Batch mode forward propagation is blocked in subprocess

Hi everyone,

I am trying to implement asynchronous Q-Learning. Each subprocess owns a copy of Deep Q Network, but when performing prediction on batch input, the forward propagation is blocked for no reason.

You can track the original code in following

from torch import nn
import torch
import torch.multiprocessing as mp
import numpy as np
import pdb


class OneHotNGramDQN(nn.Module):
    def __init__(
            self,
            n,
            movie_latent_factor_num,
            layer
    ):
        super(OneHotNGramDQN, self).__init__()
        self._n = n

        self._item_embedding = nn.Embedding(
            10994,
            movie_latent_factor_num
        )

        self._linear_1 = nn.Linear(
            (n + 1) * movie_latent_factor_num,
            layer[0]
        )
        self._linear_2 = nn.Linear(
            layer[0],
            layer[1]
        )
        self._linear_3 = nn.Linear(
            layer[1],
            layer[2]
        )
        self._linear_4 = nn.Linear(
            layer[2],
            layer[3]
        )
        self._linear_5 = nn.Linear(
            layer[3],
            1
        )

        self._relu = nn.ReLU()

    def forward(self, state, action):
        state_x = self._item_embedding(state).view(state.shape[0], -1)
        action_x = self._item_embedding(action).view(state.shape[0], -1)
        x = torch.cat([state_x, action_x], dim=-1)
        x = self._relu(self._linear_1(x))
        x = self._relu(self._linear_2(x))
        x = self._relu(self._linear_3(x))
        x = self._relu(self._linear_4(x))
        x = self._linear_5(x)

        return x


def test_1():
    net = OneHotNGramDQN(10, 32, [640, 320, 160, 50])
    feature_input = torch.LongTensor(np.random.randint(0, 10992, (1, 10)))
    action_input = torch.LongTensor([0])
    print(net(feature_input, action_input).shape)


def test_2():
    net = OneHotNGramDQN(10, 32, [640, 320, 160, 50])
    batch_size = 128
    feature_input = torch.LongTensor(np.random.randint(0, 10992, (batch_size, 10)))
    action_input = torch.LongTensor(np.zeros((batch_size, 1)))
    print(net(feature_input, action_input).shape)

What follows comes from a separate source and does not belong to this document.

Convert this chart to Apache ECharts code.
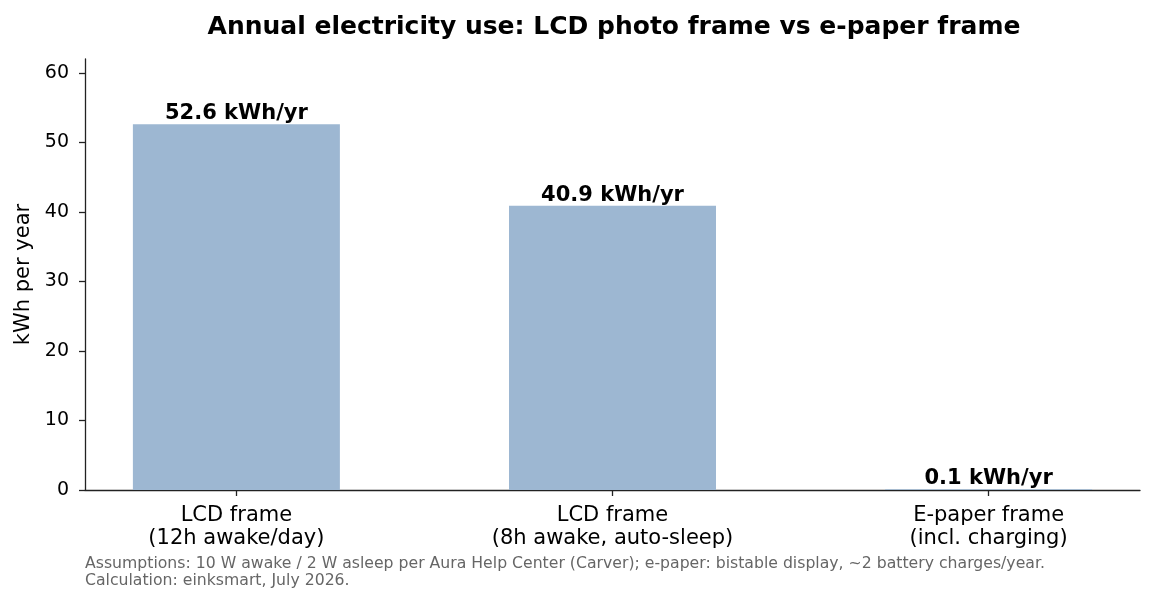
<!DOCTYPE html>
<html><head><meta charset="utf-8">
<script src="https://cdn.jsdelivr.net/npm/echarts@6/dist/echarts.min.js"></script>
<style>html,body{margin:0;padding:0;background:#fff}#c{width:1155px;height:603px}</style>
</head><body><div id="c"></div>
<script>
const categories = ["LCD frame\n(12h awake/day)", "LCD frame\n(8h awake, auto-sleep)", "E-paper frame\n(incl. charging)"];
const values = [52.6, 40.9, 0.1];
const valueLabels = ["52.6 kWh/yr", "40.9 kWh/yr", "0.1 kWh/yr"];
const yTicks = [0, 10, 20, 30, 40, 50, 60];
const titleText = "Annual electricity use: LCD photo frame vs e-paper frame";
const yName = "kWh per year";
const footnote = "Assumptions: 10 W awake / 2 W asleep per Aura Help Center (Carver); e-paper: bistable display, ~2 battery charges/year.\nCalculation: einksmart, July 2026.";

const FONT = "DejaVu Sans";
const chart = echarts.init(document.getElementById('c'), null, {renderer: 'canvas'});
chart.setOption({
  backgroundColor: '#ffffff',
  animation: false,
  textStyle: {fontFamily: FONT},
  title: {
    text: titleText, left: 609, top: 10, textAlign: 'center',
    textStyle: {fontFamily: FONT, fontSize: 25, fontWeight: 'bold', color: '#000'}
  },
  grid: {left: 85, right: 15, top: 59, bottom: 113, containLabel: false},
  xAxis: {
    type: 'value', min: -0.4025, max: 2.4025,
    splitLine: {show: false},
    axisLine: {show: true, onZero: false, lineStyle: {color: '#222', width: 1.3}},
    axisTick: {show: true, length: 6, lineStyle: {color: '#222', width: 1.3}, customValues: [0, 1, 2]},
    axisLabel: {
      customValues: [0, 1, 2], margin: 14, color: '#000', fontFamily: FONT, fontSize: 21, lineHeight: 23,
      formatter: v => categories[Math.round(v)]
    }
  },
  yAxis: {
    type: 'value', min: 0, max: 62, interval: 10,
    name: yName, nameLocation: 'middle', nameGap: 50, nameRotate: 90,
    nameTextStyle: {fontFamily: FONT, fontSize: 21, color: '#000'},
    splitLine: {show: false},
    axisLine: {show: true, onZero: false, lineStyle: {color: '#222', width: 1.3}},
    axisTick: {show: true, length: 6, lineStyle: {color: '#222', width: 1.3}, customValues: yTicks},
    axisLabel: {customValues: yTicks, margin: 16, color: '#000', fontFamily: FONT, fontSize: 19}
  },
  series: [{
    type: 'bar',
    data: values.map((v, i) => [i, v]),
    barWidth: 207,
    itemStyle: {color: '#9db7d2'},
    label: {
      show: true, position: 'top', distance: 0,
      formatter: p => valueLabels[p.dataIndex],
      fontFamily: FONT, fontSize: 21, fontWeight: 'bold', color: '#000'
    }
  }],
  graphic: [{
    type: 'text', left: 85, top: 555,
    style: {text: footnote, fill: '#666', font: '15.7px "DejaVu Sans"', lineHeight: 17}
  }]
});
</script></body></html>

if __name__ == '__main__':
    net = OneHotNGramDQN(10, 32, [640, 320, 160, 50])
    feature_input = torch.LongTensor(np.random.randint(0, 10992, (1, 10)))
    action_input = torch.LongTensor([0])
    print(net(feature_input, action_input).shape)

    batch_size = 128
    feature_input = torch.LongTensor(np.random.randint(0, 10992, (batch_size, 10)))
    action_input = torch.LongTensor(np.zeros((batch_size, 1)))
    print(net(feature_input, action_input).shape)

    # Running without problem
    workers = [mp.Process(target=test_1) for i in range(mp.cpu_count())]
    for worker in workers:
        worker.start()
    for worker in workers:
        worker.join()

    # Forward propagation is somehow blocked
    workers = [mp.Process(target=test_2) for i in range(mp.cpu_count())]
    for worker in workers:
        worker.start()
    for worker in workers:
        worker.join()

I do not quite understand why it happened, although the single instance prediction seems to be ok.
Could anyone kindly give any clue of it?

Thanks a lot.
BR

Can anyone help? Its really weird…